A data URL scheme's media type specification can include other
parameters; for example, one might specify a charset parameter.

   data:text/plain;charset=iso-8859-7;%be%fg%be

can be used for a short sequence of greek characters.

Some applications may use the "data" URL scheme in order to provide
setup parameters for other kinds of networking applications. For
example, one might create a media type
        application/vnd.xxx-query

whose content consists of a query string and a database identifier for
the "xxx" vendor's databases.

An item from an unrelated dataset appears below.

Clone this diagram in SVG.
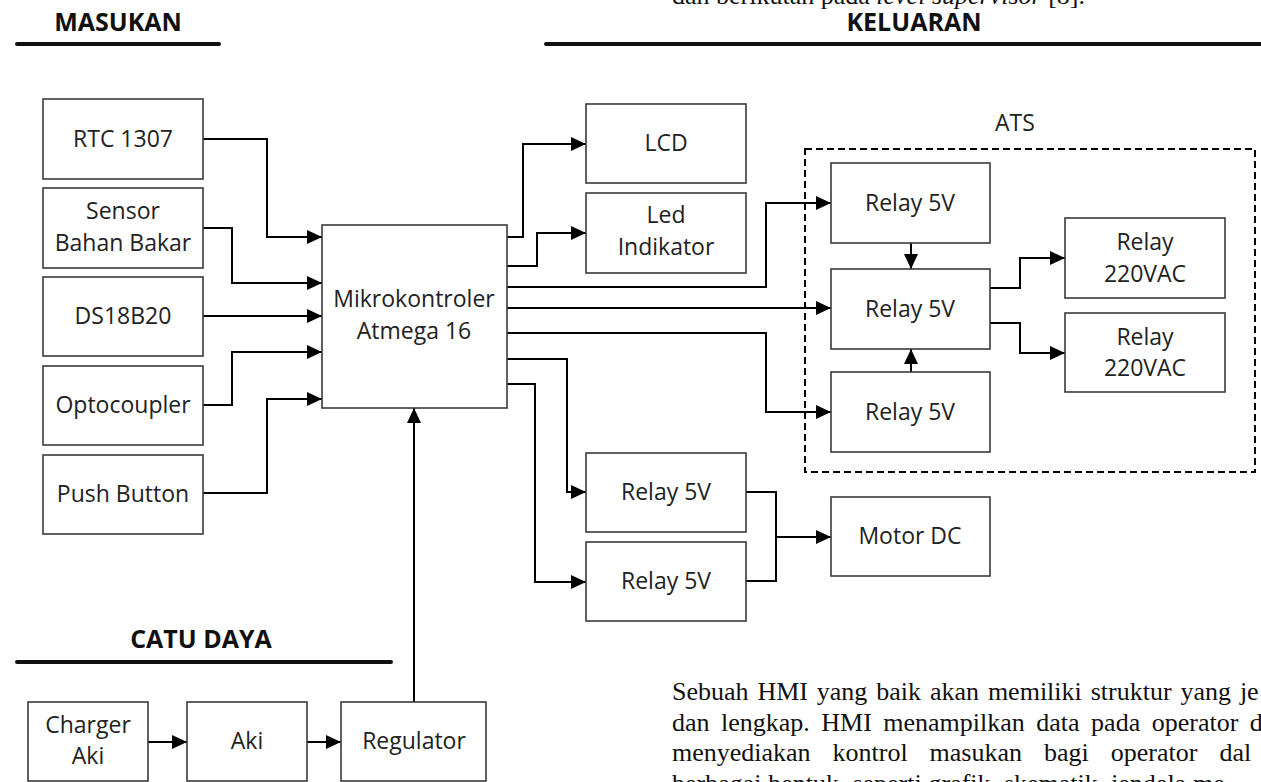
<svg xmlns="http://www.w3.org/2000/svg" width="1261" height="782" viewBox="0 0 1261 782">
<defs>
<marker id="arr" viewBox="0 0 15 14" refX="15" refY="7" markerWidth="15" markerHeight="14" markerUnits="userSpaceOnUse" orient="auto"><path d="M0,0 L15,7 L0,14 z" fill="#000"/></marker>
<style>
.box{fill:#fff;stroke:#3a3a3a;stroke-width:1.6}
.lbl{font-family:"Open Sans","Liberation Sans",sans-serif;font-size:23px;fill:#222;text-anchor:middle}
.hdr{font-family:"Open Sans","Liberation Sans",sans-serif;font-size:25px;font-weight:bold;fill:#111;text-anchor:middle}
.rule{stroke:#111;stroke-width:4;stroke-linecap:round}
.con{fill:none;stroke:#000;stroke-width:2}
.body{font-family:"Liberation Serif","Times New Roman",serif;font-size:26px;fill:#111}
</style>
</defs>
<rect width="1261" height="782" fill="#fff"/>

<!-- body text -->
<text class="body" x="672" y="4">dan berikutan pada <tspan font-style="italic">level supervisor</tspan> [8].</text>
<text class="body" y="700"><tspan x="672">Sebuah</tspan><tspan x="757.4">HMI</tspan><tspan x="816.8">yang</tspan><tspan x="876.2">baik</tspan><tspan x="929.9">akan</tspan><tspan x="987.9">memiliki</tspan><tspan x="1090.7">struktur</tspan><tspan x="1180.5">yang</tspan><tspan x="1239.9">je</tspan></text>
<text class="body" y="730.5"><tspan x="672">dan</tspan><tspan x="721">lengkap.</tspan><tspan x="821.3">HMI</tspan><tspan x="883.3">menampilkan</tspan><tspan x="1036.3">data</tspan><tspan x="1091.1">pada</tspan><tspan x="1151.7">operator</tspan><tspan x="1249.8">d</tspan></text>
<text class="body" y="761"><tspan x="672">menyediakan</tspan><tspan x="832.6">kontrol</tspan><tspan x="929.6">masukan</tspan><tspan x="1044">bagi</tspan><tspan x="1110.8">operator</tspan><tspan x="1219.4">dal</tspan></text>
<text class="body" y="792"><tspan x="672">berbagai</tspan><tspan x="768.3">bentuk,</tspan><tspan x="852.4">seperti</tspan><tspan x="928.5">grafik,</tspan><tspan x="1003.9">skematik,</tspan><tspan x="1111.1">jendela</tspan><tspan x="1193">me</tspan></text>

<!-- section headers -->
<g id="hdr-masukan"><text class="hdr" x="118" y="31">MASUKAN</text><line class="rule" x1="17" y1="44" x2="219" y2="44"/></g>
<g id="hdr-keluaran"><text class="hdr" x="914" y="31">KELUARAN</text><line class="rule" x1="546" y1="44" x2="1265" y2="44"/></g>
<g id="hdr-catu"><text class="hdr" x="201" y="648">CATU DAYA</text><line class="rule" x1="17" y1="662" x2="391" y2="662"/></g>

<!-- ATS group -->
<g id="ats">
<rect x="805" y="149" width="450" height="323" fill="none" stroke="#000" stroke-width="2" stroke-dasharray="7 4"/>
<text class="lbl" x="1015" y="131">ATS</text>
</g>

<!-- connectors -->
<g id="connectors">
<path class="con" d="M203,139 H267 V237 H322" marker-end="url(#arr)"/>
<path class="con" d="M203,228 H232 V283 H322" marker-end="url(#arr)"/>
<path class="con" d="M203,316 H322" marker-end="url(#arr)"/>
<path class="con" d="M203,405 H232 V352 H322" marker-end="url(#arr)"/>
<path class="con" d="M203,493 H267 V399 H322" marker-end="url(#arr)"/>
<path class="con" d="M507,237 H523 V144 H586" marker-end="url(#arr)"/>
<path class="con" d="M507,266 H537 V233 H586" marker-end="url(#arr)"/>
<path class="con" d="M507,287 H766 V203 H831" marker-end="url(#arr)"/>
<path class="con" d="M507,308 H831" marker-end="url(#arr)"/>
<path class="con" d="M507,333 H766 V412 H831" marker-end="url(#arr)"/>
<path class="con" d="M507,359 H567 V492 H586" marker-end="url(#arr)"/>
<path class="con" d="M507,384 H535 V582 H586" marker-end="url(#arr)"/>
<path class="con" d="M911,243 V269" marker-end="url(#arr)"/>
<path class="con" d="M911,372 V349" marker-end="url(#arr)"/>
<path class="con" d="M990,288 H1020 V258 H1065" marker-end="url(#arr)"/>
<path class="con" d="M990,323 H1020 V353 H1065" marker-end="url(#arr)"/>
<path class="con" d="M746,492 H776 V581 H746"/>
<path class="con" d="M776,537 H831" stroke-width="3" marker-end="url(#arr)"/>
<path class="con" d="M148,742 H187" marker-end="url(#arr)"/>
<path class="con" d="M307,742 H341" marker-end="url(#arr)"/>
<path class="con" d="M414,702 V408" marker-end="url(#arr)"/>
</g>

<!-- input nodes -->
<g id="rtc"><rect class="box" x="43" y="99" width="160" height="80"/><text class="lbl" x="123" y="147">RTC 1307</text></g>
<g id="sensor"><rect class="box" x="43" y="188" width="160" height="80"/><text class="lbl" x="123" y="219">Sensor</text><text class="lbl" x="123" y="251">Bahan Bakar</text></g>
<g id="ds18b20"><rect class="box" x="43" y="277" width="160" height="79"/><text class="lbl" x="123" y="324">DS18B20</text></g>
<g id="opto"><rect class="box" x="43" y="366" width="160" height="79"/><text class="lbl" x="123" y="413">Optocoupler</text></g>
<g id="push"><rect class="box" x="43" y="455" width="160" height="79"/><text class="lbl" x="123" y="502">Push Button</text></g>

<!-- controller -->
<g id="mcu"><rect class="box" x="322" y="225" width="185" height="183"/><text class="lbl" x="414" y="307">Mikrokontroler</text><text class="lbl" x="414" y="339">Atmega 16</text></g>

<!-- outputs -->
<g id="lcd"><rect class="box" x="586" y="104" width="160" height="79"/><text class="lbl" x="666" y="151">LCD</text></g>
<g id="led"><rect class="box" x="586" y="193" width="160" height="80"/><text class="lbl" x="666" y="223">Led</text><text class="lbl" x="666" y="255">Indikator</text></g>
<g id="relay-a1"><rect class="box" x="831" y="163" width="159" height="80"/><text class="lbl" x="910" y="211">Relay 5V</text></g>
<g id="relay-a2"><rect class="box" x="831" y="269" width="159" height="80"/><text class="lbl" x="910" y="317">Relay 5V</text></g>
<g id="relay-a3"><rect class="box" x="831" y="372" width="159" height="80"/><text class="lbl" x="910" y="420">Relay 5V</text></g>
<g id="relay-220a"><rect class="box" x="1065" y="218" width="160" height="80"/><text class="lbl" x="1145" y="250">Relay</text><text class="lbl" x="1145" y="282">220VAC</text></g>
<g id="relay-220b"><rect class="box" x="1065" y="313" width="160" height="79"/><text class="lbl" x="1145" y="345">Relay</text><text class="lbl" x="1145" y="376">220VAC</text></g>
<g id="relay-m1"><rect class="box" x="586" y="453" width="160" height="79"/><text class="lbl" x="666" y="500">Relay 5V</text></g>
<g id="relay-m2"><rect class="box" x="586" y="542" width="160" height="79"/><text class="lbl" x="666" y="589">Relay 5V</text></g>
<g id="motor"><rect class="box" x="831" y="497" width="159" height="79"/><text class="lbl" x="910" y="544">Motor DC</text></g>

<!-- power supply -->
<g id="charger"><rect class="box" x="28" y="702" width="120" height="79"/><text class="lbl" x="88" y="733">Charger</text><text class="lbl" x="88" y="764">Aki</text></g>
<g id="aki"><rect class="box" x="187" y="702" width="120" height="79"/><text class="lbl" x="247" y="749">Aki</text></g>
<g id="regulator"><rect class="box" x="341" y="702" width="145" height="79"/><text class="lbl" x="414" y="749">Regulator</text></g>
</svg>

A URL of the form:

data:application/vnd.xxx-query,select_vcount,fcol_from_fieldtable/local

could then be used in a local application to launch the "helper" for
application/vnd.xxx-query and give it the immediate data included.

History

This idea was originally proposed August 1995. Some versions of the
data URL scheme have been used in the definition of VRML, and a
version has appeared as part of a proposal for embedded data in HTML.
Various changes have been made, based on requests, to elide the media
type, pack the indication of the base64 encoding more tightly, and
eliminate "quoted printable" as an encoding since it would not easily
yield valid URLs without additional %xx encoding, which itself is
sufficient. The "data" URL scheme is in use in VRML, new applications of
HTML, and various commercial products.

Security

Interpretation of the data within a "data" URL has the same
security considerations as any implementation of the given media type.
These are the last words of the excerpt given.